Storey et al. (2004) showed that a small modification of the Storey-BH procedure controls FDR at level \(q\) under independent \(p\)-values.

Proposition 30.6 The Storey-BH procedure with \[ \hat \pi_\lambda^+ = \frac{1 + |\{j: p_j > \lambda\}|}{m(1-\lambda)} \] instead of \(\hat \pi_\lambda\) controls FDR at level \(q\) under independent \(p\)-values.

Note that the Storey-BH procedure is less resilient to \(p\)-value dependency than the BH procedure.

30.3.3 False discovery exceedance control

Controlling the mean of the FDP (i.e., the FDR), does not guarantee that the FDP will not substantially exceed the nominal level for a given realization of the \(p\)-values. To address this, the stricter false discovery exceedance (FDX) criterion was proposed (Guo and Romano, 2005).

Definition 30.2 The false discovery exceedance (FDX) of a multiple testing procedure with respect to threshold \(\gamma \in (0,1)\) is the probability that the FDP exceeds this threshold: \[ \text{FDX}_\gamma \equiv \mathbb P[\text{FDP}(\hat S) > \gamma]. \] A procedure controls the FDX with threshold \(\gamma\) at level \(\alpha\) if \(\text{FDX}_\gamma \leq \alpha\).

A simple way to control the FDX is to apply the BH procedure with a more stringent FDR level of \(\gamma \alpha\).
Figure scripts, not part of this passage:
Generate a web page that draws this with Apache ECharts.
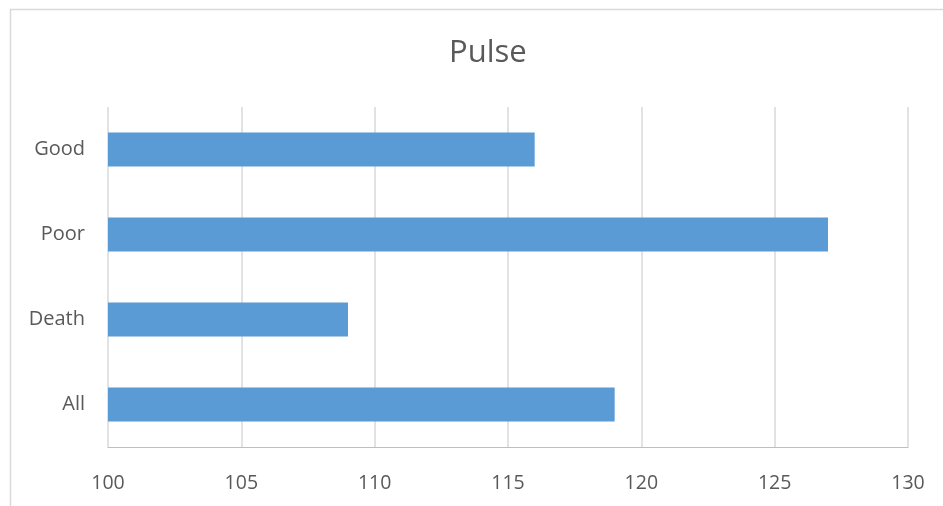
<!DOCTYPE html>
<html>
<head>
<meta charset="utf-8">
<script src="https://cdn.jsdelivr.net/npm/echarts@6/dist/echarts.min.js"></script>
<style>
  html, body { margin: 0; padding: 0; background: #fff; }
  #chart { width: 943px; height: 506px; }
</style>
</head>
<body>
<div id="chart"></div>
<script>
// Mean pulse by outcome group
const categories = ['All', 'Death', 'Poor', 'Good'];
const pulseValues = [119, 109, 127, 116];
const xTicks = { min: 100, max: 130, interval: 5 };

const chart = echarts.init(document.getElementById('chart'), null, { renderer: 'canvas' });
const font = '"Open Sans", "Liberation Sans", sans-serif';

chart.setOption({
  animation: false,
  backgroundColor: '#ffffff',
  graphic: [{
    type: 'rect',
    left: 8, top: 7,
    shape: { width: 1000, height: 1000 },
    style: { fill: 'none', stroke: '#d9d9d9', lineWidth: 1.5 },
    silent: true
  }],
  title: {
    text: 'Pulse',
    left: 444, top: 33,
    textStyle: { color: '#595959', fontSize: 31, fontWeight: 'normal', fontFamily: font }
  },
  grid: { left: 108, right: 35, top: 107, bottom: 59, containLabel: false },
  xAxis: {
    type: 'value',
    min: xTicks.min, max: xTicks.max, interval: xTicks.interval,
    axisLine: { show: true, lineStyle: { color: '#bfbfbf', width: 1 } },
    axisTick: { show: false },
    axisLabel: { color: '#595959', fontSize: 19.5, fontFamily: font, margin: 26 },
    splitLine: { show: true, lineStyle: { color: '#d9d9d9', width: 1.5 } }
  },
  yAxis: {
    type: 'category',
    data: categories,
    axisLine: { show: false },
    axisTick: { show: false },
    axisLabel: { color: '#595959', fontSize: 20, fontFamily: font, margin: 23, padding: [2, 0, 0, 0] }
  },
  series: [{
    type: 'bar',
    data: pulseValues,
    barWidth: '40%',
    itemStyle: { color: '#5b9bd5' }
  }]
});
</script>
</body>
</html>
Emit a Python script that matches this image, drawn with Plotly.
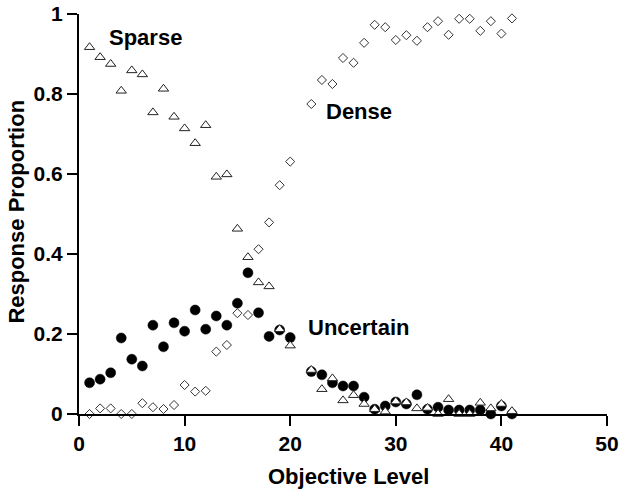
import plotly.graph_objects as go

levels = list(range(1, 21)) + list(range(22, 42))

sparse = [0.917, 0.892, 0.875, 0.808, 0.859, 0.849, 0.754, 0.813, 0.743, 0.714,
          0.677, 0.722, 0.593, 0.599, 0.463, 0.392, 0.329, 0.319, 0.212, 0.171,
          0.110, 0.062, 0.089, 0.034, 0.047, 0.025, 0.012, 0.006, 0.031, 0.029,
          0.014, 0.015, 0.000, 0.037, 0.000, 0.000, 0.028, 0.014, 0.025, 0.007]

uncertain = [0.078, 0.087, 0.103, 0.190, 0.137, 0.120, 0.222, 0.168, 0.228, 0.207,
             0.260, 0.212, 0.245, 0.222, 0.277, 0.353, 0.253, 0.194, 0.210, 0.191,
             0.106, 0.098, 0.078, 0.070, 0.070, 0.042, 0.012, 0.020, 0.030, 0.025,
             0.048, 0.012, 0.017, 0.010, 0.010, 0.010, 0.010, 0.000, 0.020, 0.000]

dense = [0.000, 0.014, 0.014, 0.000, 0.000, 0.027, 0.017, 0.0125, 0.0225, 0.0725,
         0.056, 0.058, 0.156, 0.1725, 0.252, 0.2475, 0.412, 0.479, 0.572, 0.631,
         0.775, 0.835, 0.825, 0.890, 0.878, 0.928, 0.973, 0.967, 0.935, 0.947,
         0.933, 0.967, 0.982, 0.948, 0.988, 0.988, 0.958, 0.982, 0.951, 0.989]

x_ticks = [0, 10, 20, 30, 40, 50]
y_ticks = [0, 0.2, 0.4, 0.6, 0.8, 1]
y_ticktext = ["0", "0.2", "0.4", "0.6", "0.8", "1"]

FONT = "Liberation Sans, Arial, sans-serif"

fig = go.Figure()
fig.add_trace(go.Scatter(
    x=levels, y=dense, mode="markers", cliponaxis=False,
    marker=dict(symbol="diamond", size=7, color="white",
                line=dict(color="#333333", width=1))))
fig.add_trace(go.Scatter(
    x=levels, y=uncertain, mode="markers", cliponaxis=False,
    marker=dict(symbol="circle", size=10, color="black",
                line=dict(color="black", width=0.5))))
fig.add_trace(go.Scatter(
    x=levels, y=sparse, mode="markers", cliponaxis=False,
    marker=dict(symbol="triangle-up", size=9, color="white",
                line=dict(color="#222222", width=1))))

axis_common = dict(showgrid=False, zeroline=False, showline=True,
                   linecolor="black", linewidth=2, ticks="outside",
                   ticklen=10, tickwidth=1.5, tickcolor="black",
                   automargin=False, ticklabeloverflow="allow",
                   tickfont=dict(family=FONT, size=21, color="black", weight="bold"))

fig.update_xaxes(range=[0, 50], tickvals=x_ticks, **axis_common)
fig.update_yaxes(range=[0, 1], tickvals=y_ticks, ticktext=y_ticktext, **axis_common)

ann_font = dict(family=FONT, size=22, color="black", weight="bold")
fig.add_annotation(x=6.25, y=0.9425, text="Sparse", showarrow=False, font=ann_font)
fig.add_annotation(x=26.5, y=0.7575, text="Dense", showarrow=False, font=ann_font)
fig.add_annotation(x=26.5, y=0.2175, text="Uncertain", showarrow=False, font=ann_font)

fig.add_annotation(xref="paper", yref="paper", x=0.511, y=-0.155,
                   text="Objective Level", showarrow=False, font=ann_font,
                   xanchor="center", yanchor="middle")
fig.add_annotation(xref="paper", yref="paper", x=-0.1174, y=0.506,
                   text="Response Proportion", showarrow=False, font=ann_font,
                   textangle=-90, xanchor="center", yanchor="middle")

fig.update_layout(
    width=629, height=497,
    margin=dict(l=79, r=22, t=14, b=83, autoexpand=False),
    plot_bgcolor="white", paper_bgcolor="white",
    showlegend=False,
    font=dict(family=FONT, color="black"),
)

fig.write_html("out.html",
               config={"displayModeBar": False},
               post_script="document.body.style.margin='0';document.body.style.padding='0';")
Proposition 30.7 Under independence or PRDS on \(\mathcal H_0\), the BH procedure targeting FDR level \(\gamma \alpha\) controls the FDX with threshold \(\gamma\) at level \(\alpha\).

Proof. Markov’s inequality allows us to bound the FDX in terms of the FDR.

\[ \text{FDX}_\gamma \equiv \mathbb P[\text{FDP}(\hat S) > \gamma] \leq \frac{\mathbb E[\text{FDP}(\hat S)]}{\gamma} \equiv \frac 1 \gamma \text{FDR}. \] Given independent or PRDS \(p\)-values, Proposition 30.2 and Proposition 30.3 guarantee that \(\text{FDR} \leq \gamma \alpha\), which implies \(\text{FDX}_\gamma \leq \alpha\).